My own work (with a colleague, Delwyn Holroyd) has implemented emulation of the ICL1900 system to the extent that we can run the George3 operating system, including its time-sharing feature. This also gives us access to software systems written to run under George3, including the world's first Algol68 compiler.
Java's view of memory is much more abstract, but still allows arrays of integers, which make a convenient representation of emulated main storage. Java has a multi-tasking model as an integral part of the language, whereas the thread facilities in C are a more recent feature of the language, and not necessarily supported on all platforms.
In our emulation of the ICL system, we have used C for emulating the main 1900 processor, and used Java for emulation of the communications processor (7903) for which the multi-tasking aspects are valuable. Although still imperfect in some respects, the system works well enough to evoke immediate recognition by those who know the original system, and to vindicate the techniques used in its construction. The emulation has run successfully on Win32, Irix, Solaris and Linux. We have not tried any other platforms.
However, we wish to address the longer term. I think it unlikely that some alternative programming paradigm (e.g. functional programming) will completely eclipse the traditional style. When we look at C we can observe that many of its features are to be found in other languages. Here I am concerned with features at the semantic level. As an example, the assignment statement exists in C, Algol60, Algol68, Pascal, Ada83/95 and Java, to name but a few. There is a syntactic difference in that C and Java have x = y, whereas the others have x := y. On the other hand, there are features of C that have been deliberately discarded in newer languages, e.g. macros, address arithmetic, variadic parameter lists.
I propose that we recommend a subset of C in which to write emulators for long-term preservation. My personal experience is that the amount of work involved is by no means excessive. Our emulation of the ICL1900 was achieved as a spare-time activity over a period of about 18 months. We are both of us in full-time employment.
Tentative proposals for selection of the subset are in Appendix A.
The expectation is that over time it will become necessary either to modify the subset if it turns out to contain features that are removed from the language (indicating a bad choice of subset), or to move the policy to use a subset of a different language.
A further opportunity is opened up by this approach. We must consider the time when C becomes computational Latin, and is replaced by another lingua franca (let us call it E). The C yacc parser could be the vehicle for implementation of software for the automatic translation of C emulators into E .
Of course, it is always possible that yacc may not last for ever either but yacc is a C program, and could possibly be translated into C when the time came when it was no longer seen as part of the standard kit of parts. Making it generate E may be more problematic.
It is likely, that the restrictions of C will make some things impossible. The desire to exclude variadic parameter lists would restrict the use of printf. We thus propose that a C program may require linkage with a small (and we stress small) section of code written in C. It is assumed that any migration away from C would involve hand coding of these small C sections. It may prove possible to make this C section common to more than one emulator.
Features for omission from C :
The George3 operating system which runs under our emulator was written in assembler by a team of programmers.
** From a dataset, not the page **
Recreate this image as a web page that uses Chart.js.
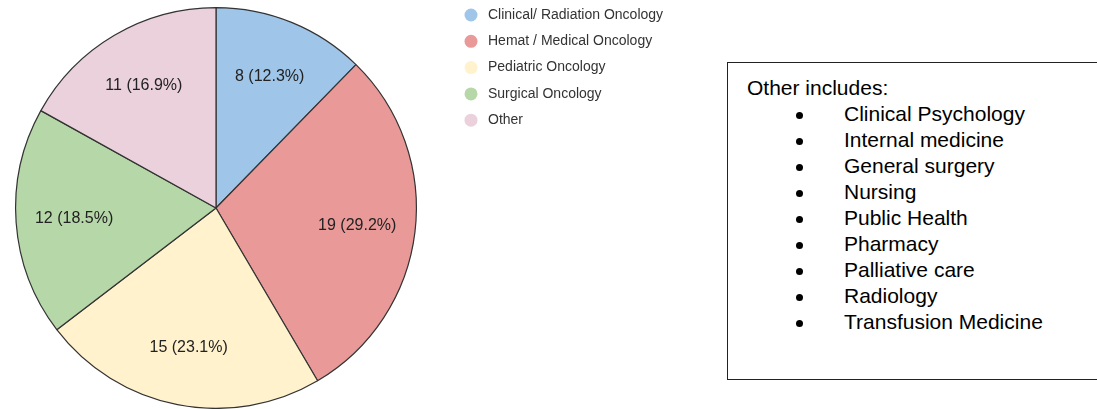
<!DOCTYPE html>
<html>
<head>
<meta charset="utf-8">
<script src="https://cdn.jsdelivr.net/npm/chart.js@4"></script>
<style>
  html, body { margin: 0; padding: 0; background: #fff; }
  body { width: 1097px; height: 409px; position: relative; overflow: hidden; font-family: "Liberation Sans", Arial, sans-serif; }
  #chart-wrap { position: absolute; left: 0; top: 0; width: 720px; height: 409px; }
  #note {
    position: absolute; left: 727px; top: 62px; width: 400px; height: 318px;
    border: 1.5px solid #222; box-sizing: border-box;
    padding: 12px 0 0 19px; color: #000; font-size: 21px; line-height: 26px;
  }
  #note ul { list-style: none; margin: 0; padding: 0; }
  #note li { position: relative; padding-left: 97px; }
  #note li::before {
    content: ""; position: absolute; left: 49px; top: 11px;
    width: 7px; height: 7px; border-radius: 50%; background: #000;
  }
</style>
</head>
<body>
<div id="chart-wrap"><canvas id="pie-chart"></canvas></div>
<div id="note">
  <div>Other includes:</div>
  <ul id="other-list"></ul>
</div>
<script>
const categories = ['Clinical/ Radiation Oncology', 'Hemat / Medical Oncology', 'Pediatric Oncology', 'Surgical Oncology', 'Other'];
const counts = [8, 19, 15, 12, 11];
const colors = ['#9fc5e8', '#ea9999', '#fff2cc', '#b6d7a8', '#ead1dc'];
const otherItems = ['Clinical Psychology', 'Internal medicine', 'General surgery', 'Nursing', 'Public Health', 'Pharmacy', 'Palliative care', 'Radiology', 'Transfusion Medicine'];

const list = document.getElementById('other-list');
otherItems.forEach(function(t) {
    const li = document.createElement('li');
    li.textContent = t;
    list.appendChild(li);
});

// value labels inside the slices: "n (p%)"
const sliceLabels = {
    id: 'sliceLabels',
    afterDatasetsDraw(chart) {
        const ctx = chart.ctx;
        const data = chart.data.datasets[0].data;
        const total = data.reduce((a, b) => a + b, 0);
        ctx.save();
        ctx.font = '16px "Liberation Sans", Arial, sans-serif';
        ctx.fillStyle = '#222';
        ctx.textAlign = 'center';
        ctx.textBaseline = 'middle';
        chart.getDatasetMeta(0).data.forEach(function(arc, i) {
            const p = arc.getProps(['x', 'y', 'startAngle', 'endAngle', 'outerRadius'], true);
            const mid = (p.startAngle + p.endAngle) / 2;
            const r = p.outerRadius * 0.71;
            const pct = (data[i] / total * 100).toFixed(1);
            ctx.fillText(data[i] + ' (' + pct + '%)', p.x + Math.cos(mid) * r, p.y + Math.sin(mid) * r);
        });
        ctx.restore();
    }
};

// legend to the right of the pie
const sideLegend = {
    id: 'sideLegend',
    afterDraw(chart) {
        const ctx = chart.ctx;
        const x = 471, y0 = 15, step = 26.3;
        ctx.save();
        ctx.font = '14px "Liberation Sans", Arial, sans-serif';
        ctx.textBaseline = 'middle';
        chart.data.labels.forEach(function(label, i) {
            const y = y0 + i * step;
            ctx.beginPath();
            ctx.arc(x, y, 6.5, 0, Math.PI * 2);
            ctx.fillStyle = chart.data.datasets[0].backgroundColor[i];
            ctx.fill();
            ctx.fillStyle = '#333';
            ctx.fillText(label, x + 17, y);
        });
        ctx.restore();
    }
};

window.onload = function() {
    const ctx = document.getElementById('pie-chart').getContext('2d');
    new Chart(ctx, {
        type: 'pie',
        data: {
            labels: categories,
            datasets: [{
                data: counts,
                backgroundColor: colors,
                borderColor: '#333',
                borderWidth: 1.2
            }]
        },
        options: {
            responsive: true,
            maintainAspectRatio: false,
            animation: false,
            layout: { padding: { left: 15, top: 7, right: 303, bottom: 0 } },
            plugins: {
                legend: { display: false },
                tooltip: { enabled: false }
            }
        },
        plugins: [sliceLabels, sideLegend]
    });
};
</script>
</body>
</html>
As a result it seems to use every quirk of the machine's order code at some point. A final break-through into reliable operation came when we finally implemented a property of the overflow register that was not hinted at in the summary chart, and was detailed once in a thick four-volume manual. It seems likely that such a property might escape the specification process.
The source text of George3 was an invaluable reference from time to time. Some of the later features of the system's interfaces were not in the main stream manuals, although they may have featured in software notices. The thought of reading through many many hundreds of these was sufficient disincentive to make inspection of the source code a more fruitful way to investigate mysteries. One particular feature of the interface to the communications processor was only revealed by a comment in the source code, after which dim recollection of 25 year-old knowledge was sufficient.
We have deliberately steered clear of system-dependent features in our use of C. Each of the two authors is routinely using a different compiler (Visual C++ and Cygnus gcc), and from time-to-time checks out operability on other systems. We have factored out the parts that are necessarily platform specific.
David Holdworth
December 2000